## WRITTEN PROBLEM
Return the whole listing, line for line, without the pictures in it.

'''

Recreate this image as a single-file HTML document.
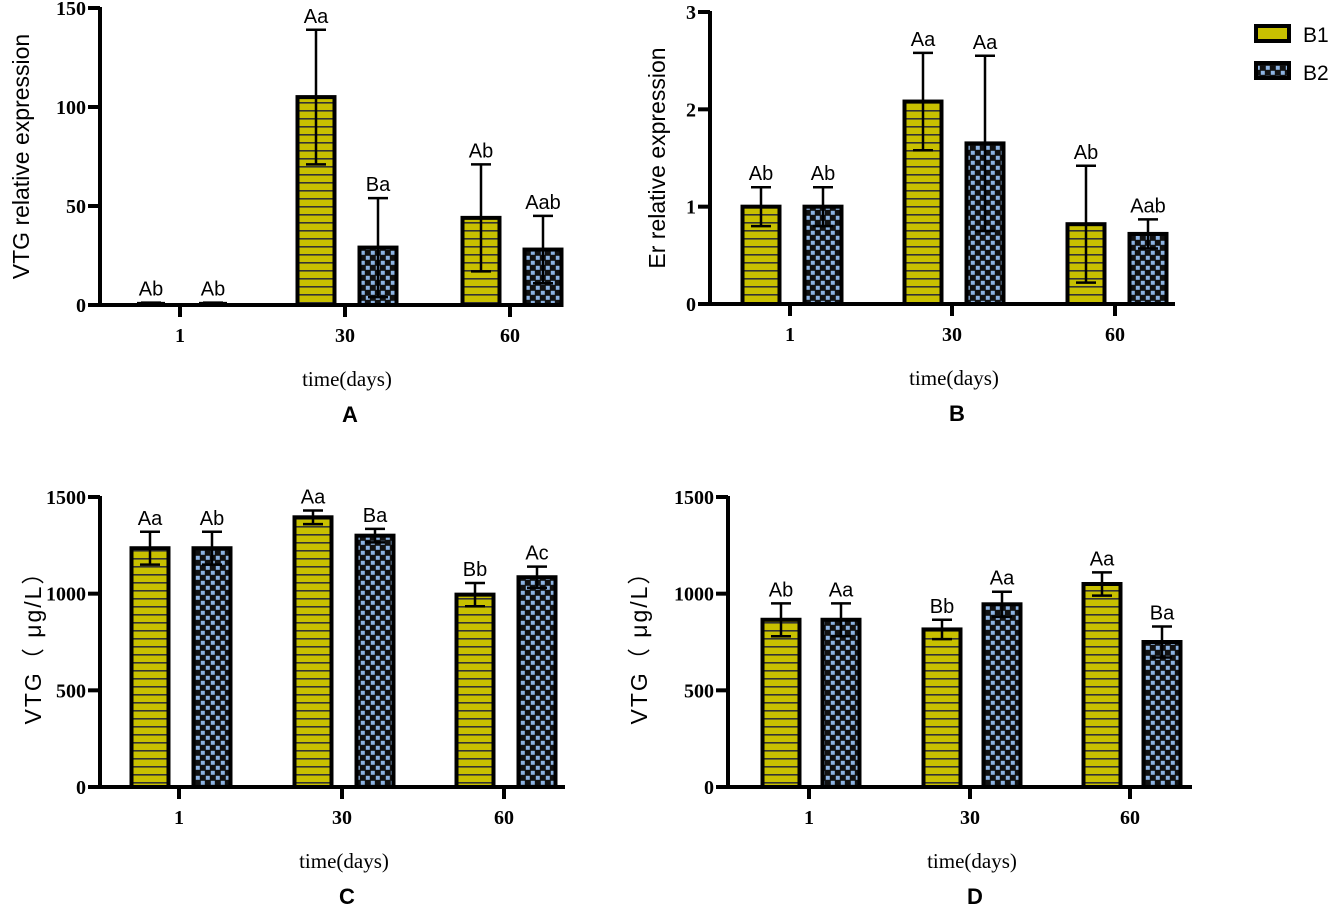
<!DOCTYPE html>
<html><head><meta charset="utf-8"><style>
body{margin:0;background:#fff}
svg text{font-family:"Liberation Sans",Arial,sans-serif}
.tick{font-family:"Liberation Serif",serif;font-weight:bold;font-size:20px}
.xl{font-family:"Liberation Serif",serif;font-size:21px}
</style></head><body>
<svg id="c" width="1332" height="912" xmlns="http://www.w3.org/2000/svg">
<defs>
<pattern id="hz" width="8" height="8" patternUnits="userSpaceOnUse"><rect width="8" height="8" fill="#c8c000"/><rect y="6" width="8" height="1.6" fill="#333"/></pattern>
<pattern id="ck" width="10" height="10" patternUnits="userSpaceOnUse"><rect width="10" height="10" fill="#111"/><rect x="0.8" y="0.8" width="4" height="4" fill="#8db3e2"/><rect x="5.8" y="5.8" width="4" height="4" fill="#8db3e2"/></pattern>
</defs>
</svg>
<script>
const categories=["1","30","60"];
const aB1=[0.8,105,44], aB1sd=[0.4,34,27], aB2=[0.8,29,28], aB2sd=[0.4,25,17];
const aL1=["Ab","Aa","Ab"], aL2=["Ab","Ba","Aab"];
const bB1=[1.0,2.08,0.82], bB1sd=[0.2,0.5,0.6], bB2=[1.0,1.65,0.72], bB2sd=[0.2,0.9,0.15];
const bL1=["Ab","Aa","Ab"], bL2=["Ab","Aa","Aab"];
const cB1=[1235,1395,995], cB1sd=[85,35,60], cB2=[1235,1300,1085], cB2sd=[85,35,55];
const cL1=["Aa","Aa","Bb"], cL2=["Ab","Ba","Ac"];
const dB1=[865,815,1050], dB1sd=[85,50,60], dB2=[865,945,750], dB2sd=[85,65,80];
const dL1=["Ab","Bb","Aa"], dL2=["Aa","Aa","Ba"];
const aTicks=[0,50,100,150], bTicks=[0,1,2,3], cTicks=[0,500,1000,1500];
const NS="http://www.w3.org/2000/svg", svg=document.getElementById('c');
function mk(t,a,txt){const e=document.createElementNS(NS,t);for(const k in a)e.setAttribute(k,a[k]);if(txt!==undefined)e.textContent=txt;svg.appendChild(e);return e;}
function panel(p){
 const y=v=>p.y0-(v/p.max)*(p.y0-p.yT);
 const x=i=>p.cx[i];
 let e;
 e=mk('line',{x1:p.ax,y1:p.yT-1,x2:p.ax,y2:p.y0,stroke:'#000','stroke-width':4});
 
 e=mk('line',{x1:p.ax-2,y1:p.y0,x2:p.xEnd,y2:p.y0,stroke:'#000','stroke-width':4});
 
 p.ticks.forEach(t=>{mk('line',{x1:p.ax-12,y1:y(t),x2:p.ax,y2:y(t),stroke:'#000','stroke-width':4});
  e=mk('text',{x:p.ax-14,y:y(t)+7,'text-anchor':'end',class:'tick'},t);
  });
 categories.forEach((c,i)=>{mk('line',{x1:x(i)-2,y1:p.y0,x2:x(i)-2,y2:p.y0+12,stroke:'#000','stroke-width':4});
  e=mk('text',{x:x(i)-2,y:p.y0+37,'text-anchor':'middle',class:'tick'},c);
  
  [[p.v1,p.s1,p.l1,-p.off,'url(#hz)'],[p.v2,p.s2,p.l2,p.off,'url(#ck)']].forEach(([v,s,l,o,f],k)=>{
   const cx=x(i)+o,bw=37,top=y(v[i]);
   if(p.y0-top>3){e=mk('rect',{x:cx-bw/2,y:top,width:bw,height:p.y0-top,fill:f,stroke:'#000','stroke-width':4});}
   else{e=mk('line',{x1:cx-14,y1:top,x2:cx+14,y2:top,stroke:'#000','stroke-width':3});}
   
   const hi=y(v[i]+s[i]),lo=y(Math.max(0,v[i]-s[i]));
   e=mk('path',{d:`M${cx} ${lo}V${hi}M${cx-10} ${hi}H${cx+10}M${cx-10} ${lo}H${cx+10}`,stroke:'#000','stroke-width':2.5,fill:'none'});
   
   e=mk('text',{x:cx,y:hi-7,'text-anchor':'middle','font-size':20},l[i]);
   
  });
 });
 e=mk('text',{x:p.ylx,y:(p.y0+p.yT)/2,'text-anchor':'middle','font-size':23,'letter-spacing':p.ls||0,transform:`rotate(-90 ${p.ylx} ${(p.y0+p.yT)/2})`},p.ylab);
 
 e=mk('text',{x:p.cx[1],y:p.y0+81,'text-anchor':'middle',class:'xl'},'time(days)');
 
 e=mk('text',{x:p.cx[1]+3,y:p.y0+117,'text-anchor':'middle','font-size':22,'font-weight':'bold'},p.letter);
 
}
panel({id:'panel-a',ax:100,y0:305,yT:8,max:150,xEnd:560,cx:[182,347,512],off:31,ticks:aTicks,v1:aB1,s1:aB1sd,v2:aB2,s2:aB2sd,l1:aL1,l2:aL2,ylab:'VTG relative expression',ylx:29,letter:'A'});
panel({id:'panel-b',ax:710,y0:304,yT:12,max:3,xEnd:1175,cx:[792,954,1117],off:31,ticks:bTicks,v1:bB1,s1:bB1sd,v2:bB2,s2:bB2sd,l1:bL1,l2:bL2,ylab:'Er relative expression',ylx:665,letter:'B'});
panel({id:'panel-c',ax:100,y0:787,yT:497,max:1500,xEnd:565,cx:[181,344,506],off:31,ticks:cTicks,v1:cB1,s1:cB1sd,v2:cB2,s2:cB2sd,l1:cL1,l2:cL2,ylab:'VTG（ μg/L）',ylx:41,ls:2,letter:'C'});
panel({id:'panel-d',ax:728,y0:787,yT:497,max:1500,xEnd:1192,cx:[811,972,1132],off:30,ticks:cTicks,v1:dB1,s1:dB1sd,v2:dB2,s2:dB2sd,l1:dL1,l2:dL2,ylab:'VTG（ μg/L）',ylx:647,ls:2,letter:'D'});
let e;
e=mk('rect',{x:1256,y:26,width:33,height:15,fill:'#c8c000',stroke:'#000','stroke-width':4});

e=mk('text',{x:1303,y:42,'font-size':21},'B1');

e=mk('rect',{x:1256,y:63,width:33,height:15,fill:'url(#ck)',stroke:'#000','stroke-width':4});

e=mk('text',{x:1303,y:80,'font-size':21},'B2');

</script>
</body></html>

'''

## EXERCISE RESPONSE
Recreate this image as a single-file HTML document.
<!DOCTYPE html>
<html><head><meta charset="utf-8"><style>
body{margin:0;background:#fff}
svg text{font-family:"Liberation Sans",Arial,sans-serif}
.tick{font-family:"Liberation Serif",serif;font-weight:bold;font-size:20px}
.xl{font-family:"Liberation Serif",serif;font-size:21px}
</style></head><body>
<svg id="c" width="1332" height="912" xmlns="http://www.w3.org/2000/svg">
<defs>
<pattern id="hz" width="8" height="8" patternUnits="userSpaceOnUse"><rect width="8" height="8" fill="#c8c000"/><rect y="6" width="8" height="1.6" fill="#333"/></pattern>
<pattern id="ck" width="10" height="10" patternUnits="userSpaceOnUse"><rect width="10" height="10" fill="#111"/><rect x="0.8" y="0.8" width="4" height="4" fill="#8db3e2"/><rect x="5.8" y="5.8" width="4" height="4" fill="#8db3e2"/></pattern>
</defs>
</svg>
<script>
const categories=["1","30","60"];
const aB1=[0.8,105,44], aB1sd=[0.4,34,27], aB2=[0.8,29,28], aB2sd=[0.4,25,17];
const aL1=["Ab","Aa","Ab"], aL2=["Ab","Ba","Aab"];
const bB1=[1.0,2.08,0.82], bB1sd=[0.2,0.5,0.6], bB2=[1.0,1.65,0.72], bB2sd=[0.2,0.9,0.15];
const bL1=["Ab","Aa","Ab"], bL2=["Ab","Aa","Aab"];
const cB1=[1235,1395,995], cB1sd=[85,35,60], cB2=[1235,1300,1085], cB2sd=[85,35,55];
const cL1=["Aa","Aa","Bb"], cL2=["Ab","Ba","Ac"];
const dB1=[865,815,1050], dB1sd=[85,50,60], dB2=[865,945,750], dB2sd=[85,65,80];
const dL1=["Ab","Bb","Aa"], dL2=["Aa","Aa","Ba"];
const aTicks=[0,50,100,150], bTicks=[0,1,2,3], cTicks=[0,500,1000,1500];
const NS="http://www.w3.org/2000/svg", svg=document.getElementById('c');
function mk(t,a,txt){const e=document.createElementNS(NS,t);for(const k in a)e.setAttribute(k,a[k]);if(txt!==undefined)e.textContent=txt;svg.appendChild(e);return e;}
function panel(p){
 const y=v=>p.y0-(v/p.max)*(p.y0-p.yT);
 const x=i=>p.cx[i];
 let e;
 e=mk('line',{x1:p.ax,y1:p.yT-1,x2:p.ax,y2:p.y0,stroke:'#000','stroke-width':4});
 
 e=mk('line',{x1:p.ax-2,y1:p.y0,x2:p.xEnd,y2:p.y0,stroke:'#000','stroke-width':4});
 
 p.ticks.forEach(t=>{mk('line',{x1:p.ax-12,y1:y(t),x2:p.ax,y2:y(t),stroke:'#000','stroke-width':4});
  e=mk('text',{x:p.ax-14,y:y(t)+7,'text-anchor':'end',class:'tick'},t);
  });
 categories.forEach((c,i)=>{mk('line',{x1:x(i)-2,y1:p.y0,x2:x(i)-2,y2:p.y0+12,stroke:'#000','stroke-width':4});
  e=mk('text',{x:x(i)-2,y:p.y0+37,'text-anchor':'middle',class:'tick'},c);
  
  [[p.v1,p.s1,p.l1,-p.off,'url(#hz)'],[p.v2,p.s2,p.l2,p.off,'url(#ck)']].forEach(([v,s,l,o,f],k)=>{
   const cx=x(i)+o,bw=37,top=y(v[i]);
   if(p.y0-top>3){e=mk('rect',{x:cx-bw/2,y:top,width:bw,height:p.y0-top,fill:f,stroke:'#000','stroke-width':4});}
   else{e=mk('line',{x1:cx-14,y1:top,x2:cx+14,y2:top,stroke:'#000','stroke-width':3});}
   
   const hi=y(v[i]+s[i]),lo=y(Math.max(0,v[i]-s[i]));
   e=mk('path',{d:`M${cx} ${lo}V${hi}M${cx-10} ${hi}H${cx+10}M${cx-10} ${lo}H${cx+10}`,stroke:'#000','stroke-width':2.5,fill:'none'});
   
   e=mk('text',{x:cx,y:hi-7,'text-anchor':'middle','font-size':20},l[i]);
   
  });
 });
 e=mk('text',{x:p.ylx,y:(p.y0+p.yT)/2,'text-anchor':'middle','font-size':23,'letter-spacing':p.ls||0,transform:`rotate(-90 ${p.ylx} ${(p.y0+p.yT)/2})`},p.ylab);
 
 e=mk('text',{x:p.cx[1],y:p.y0+81,'text-anchor':'middle',class:'xl'},'time(days)');
 
 e=mk('text',{x:p.cx[1]+3,y:p.y0+117,'text-anchor':'middle','font-size':22,'font-weight':'bold'},p.letter);
 
}
panel({id:'panel-a',ax:100,y0:305,yT:8,max:150,xEnd:560,cx:[182,347,512],off:31,ticks:aTicks,v1:aB1,s1:aB1sd,v2:aB2,s2:aB2sd,l1:aL1,l2:aL2,ylab:'VTG relative expression',ylx:29,letter:'A'});
panel({id:'panel-b',ax:710,y0:304,yT:12,max:3,xEnd:1175,cx:[792,954,1117],off:31,ticks:bTicks,v1:bB1,s1:bB1sd,v2:bB2,s2:bB2sd,l1:bL1,l2:bL2,ylab:'Er relative expression',ylx:665,letter:'B'});
panel({id:'panel-c',ax:100,y0:787,yT:497,max:1500,xEnd:565,cx:[181,344,506],off:31,ticks:cTicks,v1:cB1,s1:cB1sd,v2:cB2,s2:cB2sd,l1:cL1,l2:cL2,ylab:'VTG（ μg/L）',ylx:41,ls:2,letter:'C'});
panel({id:'panel-d',ax:728,y0:787,yT:497,max:1500,xEnd:1192,cx:[811,972,1132],off:30,ticks:cTicks,v1:dB1,s1:dB1sd,v2:dB2,s2:dB2sd,l1:dL1,l2:dL2,ylab:'VTG（ μg/L）',ylx:647,ls:2,letter:'D'});
let e;
e=mk('rect',{x:1256,y:26,width:33,height:15,fill:'#c8c000',stroke:'#000','stroke-width':4});

e=mk('text',{x:1303,y:42,'font-size':21},'B1');

e=mk('rect',{x:1256,y:63,width:33,height:15,fill:'url(#ck)',stroke:'#000','stroke-width':4});

e=mk('text',{x:1303,y:80,'font-size':21},'B2');

</script>
</body></html>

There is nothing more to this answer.